On Monday, a senior Russian environmental official said that 2,500 or more seals were washed up dead on the shores of Russia. According to the official, oxygen deprivation was the likely cause of the mass deaths.

The seal corpses were found washed up along the coastline of the Caspian Sea in the Russian Republic of Dagestan. The Caspian is the world’s largest inland body of water.

Mass death of seals

The Natural Resources Ministry in Dagestan has posted periodic updates on the situation on social media. Earlier tallies initially had the number of dead seals at seven hundred but then changed this to 1,700. However, that number has continued to increase.

According to the latest announcement by the ministry on Telegram, unfortunately, the figure has grown significantly and currently stands at 2,500. Early autopsies conducted by the ministry suggested that the seals died of natural causes.

Countries bordering the Caspian Sea, including Kazakhstan, Russia, Azerbaijan, Iran, and Turkmenistan, reported similar incidents earlier this year. However, the number of seals found dead over the weekend significantly surpassed earlier figures.

Causes

Svetlana Radionova of the natural resources watchdog agency Rosprirodnadzor spoke about the ecological incident on Russian state television. She said that hypoxia has been determined as the most likely cause.

Radionova said that scientists are investigating whether natural gas emissions in the Caspian could be causing low oxygen. She added that similar events involving the mass death of seals occurred in Dagestan and Azerbaijan in the year 2000. About two thousand seals had died in that particular incident.

Zaur Gapizov, the head of the Caspian Environmental Protection Center, also commented on the mass deaths. He said there were no signs the seals were deliberately killed or caught in fishing nets. Gapizov believes they probably died a few weeks ago.

However, Simon Goodman, an ecologist at the University of Leeds, has said that seals in the region are threatened by “human activities, including very high rates of seal mortality in fishing gear set for sturgeon poaching, and habitat degradation arising from coastal development.”

Seals in the Caspian, Russia

Caspian seals are a species unique to the region and are not found anywhere else in the world. They survive on a diet of mostly fish and crustaceans that varies based on the season and availability. They are the only marine mammals in the Caspian Sea.

An average adult is between 126 and 129 centimeters (50 to 51 inches) in length and can weigh up to 86 kilograms (190 pounds). The males tend to be bigger and heavier. They keep growing until about the age of thirty to forty, whereas the females mature more quickly.
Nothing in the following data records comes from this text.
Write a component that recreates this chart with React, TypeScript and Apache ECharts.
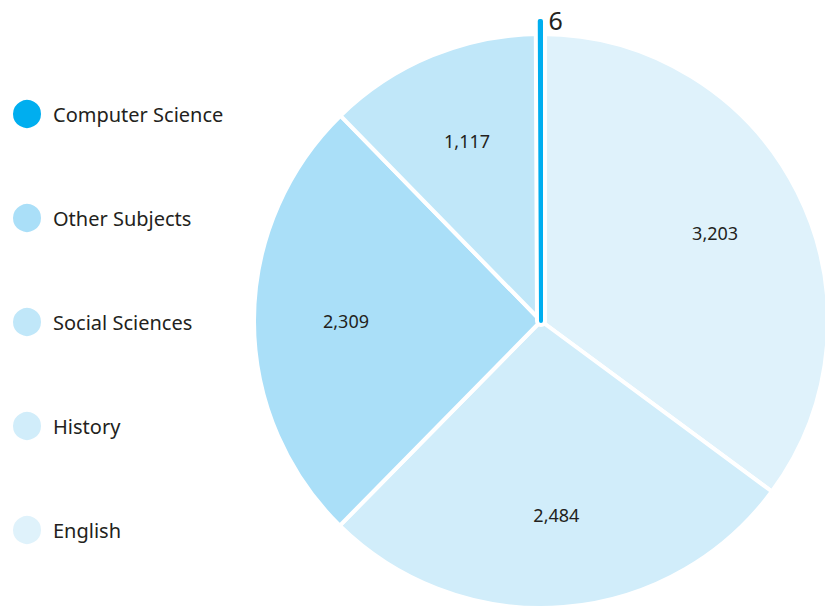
import React, { useEffect, useRef } from "react";
import * as echarts from "echarts";

const categories = ["English", "History", "Other Subjects", "Social Sciences", "Computer Science"];
const values = [3203, 2484, 2309, 1117, 6];
const colors = ["#dff2fb", "#d1edfa", "#aadff8", "#c0e7f9", "#00aeef"];
const legendOrder = ["Computer Science", "Other Subjects", "Social Sciences", "History", "English"];
const highlighted = "Computer Science";

const FONT = "'Noto Sans', sans-serif";

export default function App() {
  const ref = useRef<HTMLDivElement>(null);
  useEffect(() => {
    document.body.style.margin = "0";
    const chart = echarts.init(ref.current!, null, { renderer: "svg" });
    const center = [541, 321];
    const mainData = categories.map((name, i) => ({
      name,
      value: values[i],
      itemStyle:
        name === highlighted
          ? { color: colors[i], borderColor: "#ffffff", borderWidth: 12 }
          : { color: colors[i], borderColor: "#ffffff", borderWidth: 4 },
    }));
    const sliverData = categories.map((name, i) => ({
      name,
      value: values[i],
      itemStyle:
        name === highlighted
          ? { color: colors[i], borderColor: colors[i], borderWidth: 4 }
          : { color: "rgba(0,0,0,0)", borderWidth: 0 },
      label:
        name === highlighted
          ? {
              show: true,
              position: "inside",
              formatter: (p: any) => p.value.toLocaleString("en-US"),
              fontSize: 25,
              color: "#231f20",
              fontFamily: FONT,
              offset: [15, -148],
            }
          : { show: false },
    }));
    const labelData = categories.map((name, i) => ({
      name,
      value: values[i],
      itemStyle: { color: "rgba(0,0,0,0)", borderWidth: 0 },
      label: { show: name !== highlighted },
    }));
    chart.setOption({
      animation: false,
      legend: {
        orient: "vertical",
        left: 6,
        top: 93,
        icon: "circle",
        itemWidth: 30,
        itemHeight: 30,
        itemGap: 72,
        data: legendOrder,
        selectedMode: false,
        textStyle: { fontSize: 20, color: "#231f20", fontFamily: FONT, padding: [0, 0, 0, 6] },
      },
      series: [
        {
          type: "pie",
          center,
          radius: [0, 287],
          startAngle: 90,
          clockwise: true,
          silent: true,
          label: { show: false },
          labelLine: { show: false },
          data: mainData,
          z: 1,
        },
        {
          type: "pie",
          center,
          radius: [0, 300],
          startAngle: 90,
          clockwise: true,
          silent: true,
          labelLine: { show: false },
          data: sliverData,
          z: 2,
        },
        {
          type: "pie",
          center,
          radius: [0, 384],
          startAngle: 90,
          clockwise: true,
          silent: true,
          label: {
            position: "inside",
            formatter: (p: any) => p.value.toLocaleString("en-US"),
            fontSize: 18,
            color: "#231f20",
            fontFamily: FONT,
          },
          labelLine: { show: false },
          data: labelData,
          z: 3,
        },
      ],
    });
    return () => chart.dispose();
  }, []);
  return <div ref={ref} style={{ width: 825, height: 608 }} />;
}
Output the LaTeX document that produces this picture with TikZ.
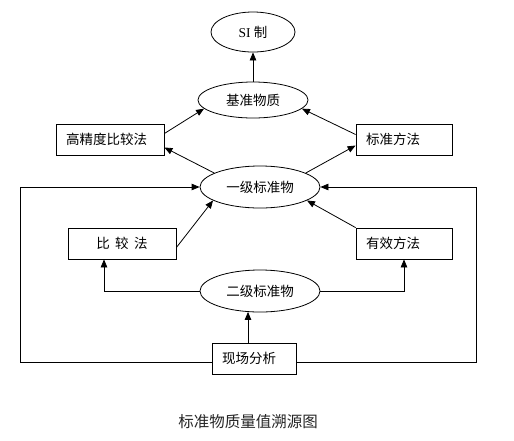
\documentclass[tikz,border=0pt]{standalone}
\usepackage{fontspec}
\newfontfamily\cjk{Noto Sans CJK SC}
\usetikzlibrary{shapes.geometric,arrows.meta,calc}
\begin{document}
\begin{tikzpicture}[x=1pt,y=-1pt,
  every node/.style={font=\cjk\fontsize{13.5}{15}\selectfont},
  ell/.style={draw,ellipse,inner sep=0pt,line width=0.8pt},
  boxl/.style={draw,rectangle,line width=0.8pt,minimum height=31pt,inner xsep=10pt,inner ysep=0pt,align=left},
  conn/.style={line width=0.8pt,-{Triangle[width=6.5pt,length=8pt]}},
  plain/.style={line width=0.8pt}]
\useasboundingbox (0,0) rectangle (514,440);
\fill[white] (0,0) rectangle (514,440);
% ellipses
\node[ell,minimum width=84pt,minimum height=40pt] (si) at (253,32) {\fontspec{Liberation Serif}SI \cjk 制};
\node[ell,minimum width=110pt,minimum height=36pt] (jz) at (253,100) {基准物质};
\node[ell,minimum width=120pt,minimum height=42pt] (yj) at (260,187) {一级标准物};
\node[ell,minimum width=120pt,minimum height=42pt] (ej) at (260,291) {二级标准物};
% boxes
\node[boxl,text width=88pt] (gj) at (110,139.5) {高精度比较法};
\node[boxl,text width=76pt] (bz) at (404,139.5) {标准方法};
\node[draw,rectangle,line width=0.8pt,minimum height=31pt,minimum width=108pt,inner sep=0pt] (bj) at (122,243.5) {比\hspace{0.4em}较\hspace{0.4em}法};
\node[boxl,text width=76pt] (yx) at (404,243.5) {有效方法};
\node[boxl,text width=64pt] (xc) at (254,358.5) {现场分析};
% caption
\node[font=\cjk\fontsize{15.5}{17}\selectfont,text=black!85] (cap) at (248,422) {标准物质量值溯源图};
% connectors
\draw[conn] (jz.north) -- (si.south);
\draw[conn] ([yshift=6pt]gj.east) -- (jz.190);
\draw[conn] ([yshift=5pt]bz.west) -- (jz.350);
\draw[conn] (yj.163) -- ([yshift=-8pt]gj.east);
\draw[conn] (yj.17) -- ([yshift=-6pt]bz.west);
\draw[conn] ([yshift=-4pt]bj.east) -- (yj.196);
\draw[conn] (yx.north west) -- (yj.344);
\coordinate (lb) at ([xshift=-18pt]bj.south);
\draw[conn] (ej.west) -| (lb);
\draw[conn] (ej.east) -| (yx.south);
\coordinate (xa) at ([xshift=-6pt]xc.north);
\coordinate (xb) at ($(xa |- ej.south)+(0,-0.5)$);
\draw[conn] (xa) -- (xb);
\coordinate (lt) at (20,187);
\coordinate (rt) at (476,187);
\draw[conn] ([yshift=-4pt]xc.west) -| (lt) -- (yj.west);
\draw[conn] ([yshift=-4pt]xc.east) -| (rt) -- (yj.east);
\end{tikzpicture}
\end{document}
Their population is between 270,000 to 300,000, according to estimates by Dagestan’s Natural Resources Ministry. Lower estimates have been given by other organizations. The Caspian Seal Project estimated that approximately one hundred thousand of them are now left.

Since 2008, the International Union for Conservation of Nature (IUCN) has listed seals as endangered on the Red List of Threatened Species. In 2021, the IUCN identified three areas in the Caspian Sea as “Important Marine Mammal Areas,” vital to the preservation of this endangered species.